## Task prompt
Gather all lines from the material that contain the word "with".

## Recorded data

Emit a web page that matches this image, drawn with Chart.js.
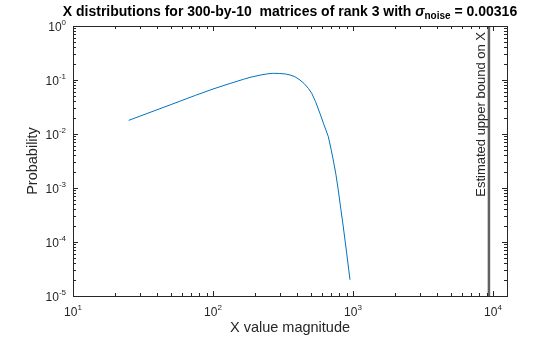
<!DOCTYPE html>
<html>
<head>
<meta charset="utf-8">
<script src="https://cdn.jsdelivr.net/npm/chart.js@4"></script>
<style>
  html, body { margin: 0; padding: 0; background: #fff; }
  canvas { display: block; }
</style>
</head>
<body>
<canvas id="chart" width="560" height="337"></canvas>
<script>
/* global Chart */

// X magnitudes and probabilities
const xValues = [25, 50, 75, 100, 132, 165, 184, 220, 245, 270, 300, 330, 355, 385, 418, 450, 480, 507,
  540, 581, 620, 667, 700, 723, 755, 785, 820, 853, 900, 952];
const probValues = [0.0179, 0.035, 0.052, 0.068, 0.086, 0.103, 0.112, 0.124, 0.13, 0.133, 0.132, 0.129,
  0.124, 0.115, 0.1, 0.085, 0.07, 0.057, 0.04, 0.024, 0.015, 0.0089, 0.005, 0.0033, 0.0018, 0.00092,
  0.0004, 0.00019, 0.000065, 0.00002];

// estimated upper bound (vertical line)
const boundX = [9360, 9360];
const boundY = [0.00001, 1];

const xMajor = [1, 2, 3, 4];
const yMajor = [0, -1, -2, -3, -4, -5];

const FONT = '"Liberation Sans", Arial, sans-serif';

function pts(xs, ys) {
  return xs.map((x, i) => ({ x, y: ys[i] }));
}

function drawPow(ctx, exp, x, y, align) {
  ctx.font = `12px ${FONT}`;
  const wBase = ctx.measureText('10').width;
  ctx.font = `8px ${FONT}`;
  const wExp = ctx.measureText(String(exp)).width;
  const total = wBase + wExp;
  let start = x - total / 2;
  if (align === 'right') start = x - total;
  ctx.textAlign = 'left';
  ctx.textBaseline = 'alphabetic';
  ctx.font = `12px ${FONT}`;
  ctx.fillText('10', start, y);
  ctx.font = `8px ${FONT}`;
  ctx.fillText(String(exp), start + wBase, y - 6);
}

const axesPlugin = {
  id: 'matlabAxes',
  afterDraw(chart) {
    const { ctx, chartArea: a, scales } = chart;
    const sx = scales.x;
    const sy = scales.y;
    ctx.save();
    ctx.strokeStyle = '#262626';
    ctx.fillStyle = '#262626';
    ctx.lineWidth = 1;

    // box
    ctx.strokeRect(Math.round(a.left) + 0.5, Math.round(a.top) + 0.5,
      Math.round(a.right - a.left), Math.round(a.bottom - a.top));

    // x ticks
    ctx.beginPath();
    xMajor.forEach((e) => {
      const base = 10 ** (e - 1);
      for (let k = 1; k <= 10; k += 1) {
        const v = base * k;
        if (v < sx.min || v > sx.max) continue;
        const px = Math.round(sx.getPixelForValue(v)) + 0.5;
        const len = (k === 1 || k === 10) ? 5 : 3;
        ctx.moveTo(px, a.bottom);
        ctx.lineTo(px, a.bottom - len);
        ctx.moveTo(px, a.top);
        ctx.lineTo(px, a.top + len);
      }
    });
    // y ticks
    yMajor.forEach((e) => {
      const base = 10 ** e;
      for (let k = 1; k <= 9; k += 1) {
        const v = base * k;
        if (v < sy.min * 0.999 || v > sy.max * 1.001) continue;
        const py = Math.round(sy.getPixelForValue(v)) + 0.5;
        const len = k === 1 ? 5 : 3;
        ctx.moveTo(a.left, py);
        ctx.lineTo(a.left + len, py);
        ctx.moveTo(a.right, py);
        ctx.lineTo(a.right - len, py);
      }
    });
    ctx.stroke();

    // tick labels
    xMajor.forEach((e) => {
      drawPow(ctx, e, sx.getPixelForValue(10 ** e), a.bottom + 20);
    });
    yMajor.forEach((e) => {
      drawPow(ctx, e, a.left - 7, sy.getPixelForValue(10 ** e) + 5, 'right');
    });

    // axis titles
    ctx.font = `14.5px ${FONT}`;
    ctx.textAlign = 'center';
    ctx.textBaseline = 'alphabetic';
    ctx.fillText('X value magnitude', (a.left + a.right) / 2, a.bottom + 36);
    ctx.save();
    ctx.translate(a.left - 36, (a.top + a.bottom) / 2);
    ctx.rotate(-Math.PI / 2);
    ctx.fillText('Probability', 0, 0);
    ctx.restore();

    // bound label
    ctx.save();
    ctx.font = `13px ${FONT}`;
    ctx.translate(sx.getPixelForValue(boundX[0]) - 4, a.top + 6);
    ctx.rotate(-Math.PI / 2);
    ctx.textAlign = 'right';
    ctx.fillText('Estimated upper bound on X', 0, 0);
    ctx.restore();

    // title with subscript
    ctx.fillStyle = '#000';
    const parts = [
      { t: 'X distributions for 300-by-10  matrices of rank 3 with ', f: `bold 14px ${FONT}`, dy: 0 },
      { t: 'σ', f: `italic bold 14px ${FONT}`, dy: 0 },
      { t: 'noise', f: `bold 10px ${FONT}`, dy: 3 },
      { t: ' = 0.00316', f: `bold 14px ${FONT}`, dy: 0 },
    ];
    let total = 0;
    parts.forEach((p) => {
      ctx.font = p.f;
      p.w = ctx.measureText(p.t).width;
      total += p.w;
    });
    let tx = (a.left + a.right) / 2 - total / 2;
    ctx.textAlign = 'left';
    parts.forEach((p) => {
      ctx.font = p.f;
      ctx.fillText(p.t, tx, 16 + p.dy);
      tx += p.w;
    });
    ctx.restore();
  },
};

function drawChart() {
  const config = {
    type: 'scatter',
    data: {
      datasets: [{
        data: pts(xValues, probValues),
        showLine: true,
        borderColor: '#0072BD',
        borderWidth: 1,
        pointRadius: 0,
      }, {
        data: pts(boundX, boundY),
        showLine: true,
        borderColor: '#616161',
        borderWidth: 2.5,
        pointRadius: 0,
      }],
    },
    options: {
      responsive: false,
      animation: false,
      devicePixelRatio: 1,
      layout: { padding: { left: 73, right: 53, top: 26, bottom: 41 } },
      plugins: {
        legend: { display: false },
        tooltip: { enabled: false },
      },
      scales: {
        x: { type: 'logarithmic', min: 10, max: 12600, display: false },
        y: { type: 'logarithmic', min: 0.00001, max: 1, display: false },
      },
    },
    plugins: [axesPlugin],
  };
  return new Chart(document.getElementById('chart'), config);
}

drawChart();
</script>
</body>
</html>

## Result for this task
Emit a web page that matches this image, drawn with Chart.js.
    // title with subscript
      { t: 'X distributions for 300-by-10  matrices of rank 3 with ', f: `bold 14px ${FONT}`, dy: 0 },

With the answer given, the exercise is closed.